» **What you should do**
Reproduce the listing below word for word, with no pictures.

» **Record excerpts**

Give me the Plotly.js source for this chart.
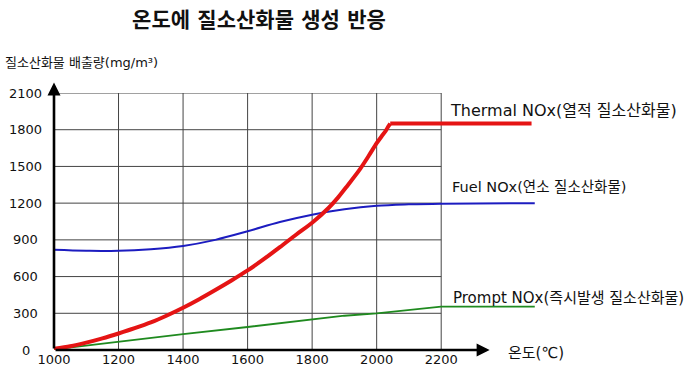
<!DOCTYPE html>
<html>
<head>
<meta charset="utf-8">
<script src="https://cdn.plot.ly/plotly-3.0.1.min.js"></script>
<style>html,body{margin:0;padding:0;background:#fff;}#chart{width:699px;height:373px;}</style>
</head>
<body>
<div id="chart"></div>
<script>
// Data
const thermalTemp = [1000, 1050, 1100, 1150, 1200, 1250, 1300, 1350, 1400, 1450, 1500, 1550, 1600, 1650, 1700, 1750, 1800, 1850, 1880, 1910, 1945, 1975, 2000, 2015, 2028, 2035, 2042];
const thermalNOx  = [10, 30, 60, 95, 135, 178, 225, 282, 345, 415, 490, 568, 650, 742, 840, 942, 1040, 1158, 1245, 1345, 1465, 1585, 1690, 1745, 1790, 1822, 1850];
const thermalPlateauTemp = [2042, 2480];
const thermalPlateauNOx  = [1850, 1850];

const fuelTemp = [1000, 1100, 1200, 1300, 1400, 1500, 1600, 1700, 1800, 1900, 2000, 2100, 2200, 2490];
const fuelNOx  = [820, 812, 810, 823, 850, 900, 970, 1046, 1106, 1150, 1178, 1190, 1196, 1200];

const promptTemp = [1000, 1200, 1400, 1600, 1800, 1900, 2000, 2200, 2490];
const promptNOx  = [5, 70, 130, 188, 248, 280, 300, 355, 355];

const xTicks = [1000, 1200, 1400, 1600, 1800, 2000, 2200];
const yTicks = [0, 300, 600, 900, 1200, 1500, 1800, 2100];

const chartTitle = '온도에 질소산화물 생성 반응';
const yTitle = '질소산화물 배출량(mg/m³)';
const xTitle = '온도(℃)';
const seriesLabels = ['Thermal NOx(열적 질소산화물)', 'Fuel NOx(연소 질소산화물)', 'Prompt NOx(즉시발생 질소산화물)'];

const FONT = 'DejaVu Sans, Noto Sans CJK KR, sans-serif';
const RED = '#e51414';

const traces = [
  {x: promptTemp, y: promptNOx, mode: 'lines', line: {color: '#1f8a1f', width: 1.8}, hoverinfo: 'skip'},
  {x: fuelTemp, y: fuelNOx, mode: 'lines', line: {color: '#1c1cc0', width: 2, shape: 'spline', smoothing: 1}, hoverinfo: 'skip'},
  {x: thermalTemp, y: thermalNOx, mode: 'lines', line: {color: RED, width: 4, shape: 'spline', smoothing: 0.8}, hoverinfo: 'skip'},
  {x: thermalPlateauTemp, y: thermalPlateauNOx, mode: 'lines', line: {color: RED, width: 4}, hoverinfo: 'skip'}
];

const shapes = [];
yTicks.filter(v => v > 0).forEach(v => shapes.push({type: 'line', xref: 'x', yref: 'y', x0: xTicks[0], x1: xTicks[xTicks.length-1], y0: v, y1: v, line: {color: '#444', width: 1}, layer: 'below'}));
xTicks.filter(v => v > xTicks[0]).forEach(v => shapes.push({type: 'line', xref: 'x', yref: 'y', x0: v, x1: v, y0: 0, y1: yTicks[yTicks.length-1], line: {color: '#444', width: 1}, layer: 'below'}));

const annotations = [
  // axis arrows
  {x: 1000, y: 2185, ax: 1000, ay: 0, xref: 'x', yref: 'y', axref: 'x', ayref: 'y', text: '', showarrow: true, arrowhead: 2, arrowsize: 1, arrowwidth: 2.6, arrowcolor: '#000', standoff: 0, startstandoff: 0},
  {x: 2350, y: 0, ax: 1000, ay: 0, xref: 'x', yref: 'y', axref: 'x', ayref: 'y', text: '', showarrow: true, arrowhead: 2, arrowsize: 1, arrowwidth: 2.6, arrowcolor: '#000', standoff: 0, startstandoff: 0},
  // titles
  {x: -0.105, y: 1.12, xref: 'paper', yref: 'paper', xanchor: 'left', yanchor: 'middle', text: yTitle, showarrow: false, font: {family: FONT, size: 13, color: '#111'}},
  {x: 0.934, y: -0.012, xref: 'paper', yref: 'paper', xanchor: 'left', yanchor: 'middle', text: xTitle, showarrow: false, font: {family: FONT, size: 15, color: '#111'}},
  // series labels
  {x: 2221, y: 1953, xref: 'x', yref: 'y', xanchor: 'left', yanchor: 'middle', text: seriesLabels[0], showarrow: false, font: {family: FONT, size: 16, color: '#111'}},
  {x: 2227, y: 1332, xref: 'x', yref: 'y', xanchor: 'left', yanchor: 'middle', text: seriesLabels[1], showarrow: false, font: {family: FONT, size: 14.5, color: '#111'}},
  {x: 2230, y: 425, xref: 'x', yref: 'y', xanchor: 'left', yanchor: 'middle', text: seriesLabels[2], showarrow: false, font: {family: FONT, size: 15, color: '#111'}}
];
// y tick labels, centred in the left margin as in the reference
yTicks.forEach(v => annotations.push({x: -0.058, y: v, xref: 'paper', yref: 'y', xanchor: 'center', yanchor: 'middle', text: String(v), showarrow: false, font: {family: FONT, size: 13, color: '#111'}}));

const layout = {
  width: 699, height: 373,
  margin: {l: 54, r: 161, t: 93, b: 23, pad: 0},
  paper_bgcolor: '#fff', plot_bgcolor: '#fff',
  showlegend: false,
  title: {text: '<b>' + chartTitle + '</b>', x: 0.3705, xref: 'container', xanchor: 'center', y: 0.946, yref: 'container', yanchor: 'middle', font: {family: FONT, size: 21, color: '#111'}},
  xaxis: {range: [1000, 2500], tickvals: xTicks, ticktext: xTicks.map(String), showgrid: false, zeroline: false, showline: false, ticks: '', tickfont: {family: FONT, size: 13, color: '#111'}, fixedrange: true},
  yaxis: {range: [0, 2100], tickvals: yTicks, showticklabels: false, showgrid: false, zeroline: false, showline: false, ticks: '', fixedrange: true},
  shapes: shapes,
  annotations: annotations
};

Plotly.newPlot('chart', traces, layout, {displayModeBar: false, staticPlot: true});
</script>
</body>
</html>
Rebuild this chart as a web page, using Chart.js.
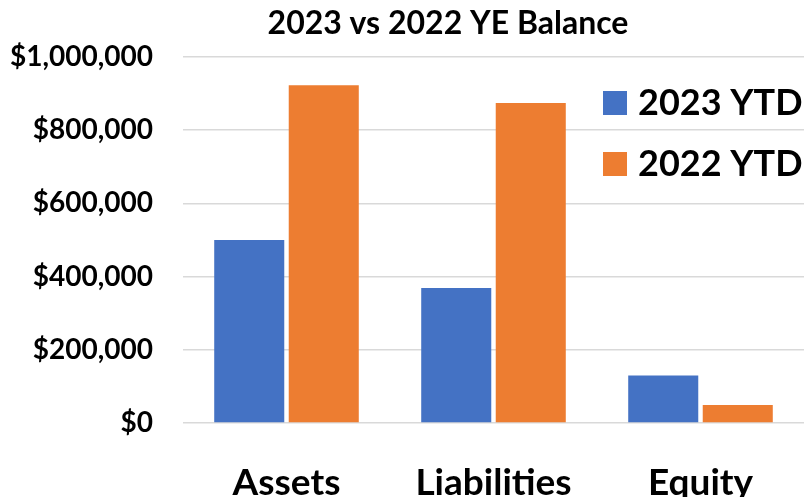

» **Solution to this task**
Give me the Plotly.js source for this chart.
<!DOCTYPE html>
<html>
<head>
<meta charset="utf-8">
<script src="https://cdn.plot.ly/plotly-3.0.1.min.js"></script>
<style>html,body{margin:0;padding:0;background:#fff;}#chart{width:699px;height:373px;}</style>
</head>
<body>
<div id="chart"></div>
<script>
// Data
const thermalTemp = [1000, 1050, 1100, 1150, 1200, 1250, 1300, 1350, 1400, 1450, 1500, 1550, 1600, 1650, 1700, 1750, 1800, 1850, 1880, 1910, 1945, 1975, 2000, 2015, 2028, 2035, 2042];
const thermalNOx  = [10, 30, 60, 95, 135, 178, 225, 282, 345, 415, 490, 568, 650, 742, 840, 942, 1040, 1158, 1245, 1345, 1465, 1585, 1690, 1745, 1790, 1822, 1850];
const thermalPlateauTemp = [2042, 2480];
const thermalPlateauNOx  = [1850, 1850];

const fuelTemp = [1000, 1100, 1200, 1300, 1400, 1500, 1600, 1700, 1800, 1900, 2000, 2100, 2200, 2490];
const fuelNOx  = [820, 812, 810, 823, 850, 900, 970, 1046, 1106, 1150, 1178, 1190, 1196, 1200];

const promptTemp = [1000, 1200, 1400, 1600, 1800, 1900, 2000, 2200, 2490];
const promptNOx  = [5, 70, 130, 188, 248, 280, 300, 355, 355];

const xTicks = [1000, 1200, 1400, 1600, 1800, 2000, 2200];
const yTicks = [0, 300, 600, 900, 1200, 1500, 1800, 2100];

const chartTitle = '온도에 질소산화물 생성 반응';
const yTitle = '질소산화물 배출량(mg/m³)';
const xTitle = '온도(℃)';
const seriesLabels = ['Thermal NOx(열적 질소산화물)', 'Fuel NOx(연소 질소산화물)', 'Prompt NOx(즉시발생 질소산화물)'];

const FONT = 'DejaVu Sans, Noto Sans CJK KR, sans-serif';
const RED = '#e51414';

const traces = [
  {x: promptTemp, y: promptNOx, mode: 'lines', line: {color: '#1f8a1f', width: 1.8}, hoverinfo: 'skip'},
  {x: fuelTemp, y: fuelNOx, mode: 'lines', line: {color: '#1c1cc0', width: 2, shape: 'spline', smoothing: 1}, hoverinfo: 'skip'},
  {x: thermalTemp, y: thermalNOx, mode: 'lines', line: {color: RED, width: 4, shape: 'spline', smoothing: 0.8}, hoverinfo: 'skip'},
  {x: thermalPlateauTemp, y: thermalPlateauNOx, mode: 'lines', line: {color: RED, width: 4}, hoverinfo: 'skip'}
];

const shapes = [];
yTicks.filter(v => v > 0).forEach(v => shapes.push({type: 'line', xref: 'x', yref: 'y', x0: xTicks[0], x1: xTicks[xTicks.length-1], y0: v, y1: v, line: {color: '#444', width: 1}, layer: 'below'}));
xTicks.filter(v => v > xTicks[0]).forEach(v => shapes.push({type: 'line', xref: 'x', yref: 'y', x0: v, x1: v, y0: 0, y1: yTicks[yTicks.length-1], line: {color: '#444', width: 1}, layer: 'below'}));

const annotations = [
  // axis arrows
  {x: 1000, y: 2185, ax: 1000, ay: 0, xref: 'x', yref: 'y', axref: 'x', ayref: 'y', text: '', showarrow: true, arrowhead: 2, arrowsize: 1, arrowwidth: 2.6, arrowcolor: '#000', standoff: 0, startstandoff: 0},
  {x: 2350, y: 0, ax: 1000, ay: 0, xref: 'x', yref: 'y', axref: 'x', ayref: 'y', text: '', showarrow: true, arrowhead: 2, arrowsize: 1, arrowwidth: 2.6, arrowcolor: '#000', standoff: 0, startstandoff: 0},
  // titles
  {x: -0.105, y: 1.12, xref: 'paper', yref: 'paper', xanchor: 'left', yanchor: 'middle', text: yTitle, showarrow: false, font: {family: FONT, size: 13, color: '#111'}},
  {x: 0.934, y: -0.012, xref: 'paper', yref: 'paper', xanchor: 'left', yanchor: 'middle', text: xTitle, showarrow: false, font: {family: FONT, size: 15, color: '#111'}},
  // series labels
  {x: 2221, y: 1953, xref: 'x', yref: 'y', xanchor: 'left', yanchor: 'middle', text: seriesLabels[0], showarrow: false, font: {family: FONT, size: 16, color: '#111'}},
  {x: 2227, y: 1332, xref: 'x', yref: 'y', xanchor: 'left', yanchor: 'middle', text: seriesLabels[1], showarrow: false, font: {family: FONT, size: 14.5, color: '#111'}},
  {x: 2230, y: 425, xref: 'x', yref: 'y', xanchor: 'left', yanchor: 'middle', text: seriesLabels[2], showarrow: false, font: {family: FONT, size: 15, color: '#111'}}
];
// y tick labels, centred in the left margin as in the reference
yTicks.forEach(v => annotations.push({x: -0.058, y: v, xref: 'paper', yref: 'y', xanchor: 'center', yanchor: 'middle', text: String(v), showarrow: false, font: {family: FONT, size: 13, color: '#111'}}));

const layout = {
  width: 699, height: 373,
  margin: {l: 54, r: 161, t: 93, b: 23, pad: 0},
  paper_bgcolor: '#fff', plot_bgcolor: '#fff',
  showlegend: false,
  title: {text: '<b>' + chartTitle + '</b>', x: 0.3705, xref: 'container', xanchor: 'center', y: 0.946, yref: 'container', yanchor: 'middle', font: {family: FONT, size: 21, color: '#111'}},
  xaxis: {range: [1000, 2500], tickvals: xTicks, ticktext: xTicks.map(String), showgrid: false, zeroline: false, showline: false, ticks: '', tickfont: {family: FONT, size: 13, color: '#111'}, fixedrange: true},
  yaxis: {range: [0, 2100], tickvals: yTicks, showticklabels: false, showgrid: false, zeroline: false, showline: false, ticks: '', fixedrange: true},
  shapes: shapes,
  annotations: annotations
};

Plotly.newPlot('chart', traces, layout, {displayModeBar: false, staticPlot: true});
</script>
</body>
</html>
Rebuild this chart as a web page, using Chart.js.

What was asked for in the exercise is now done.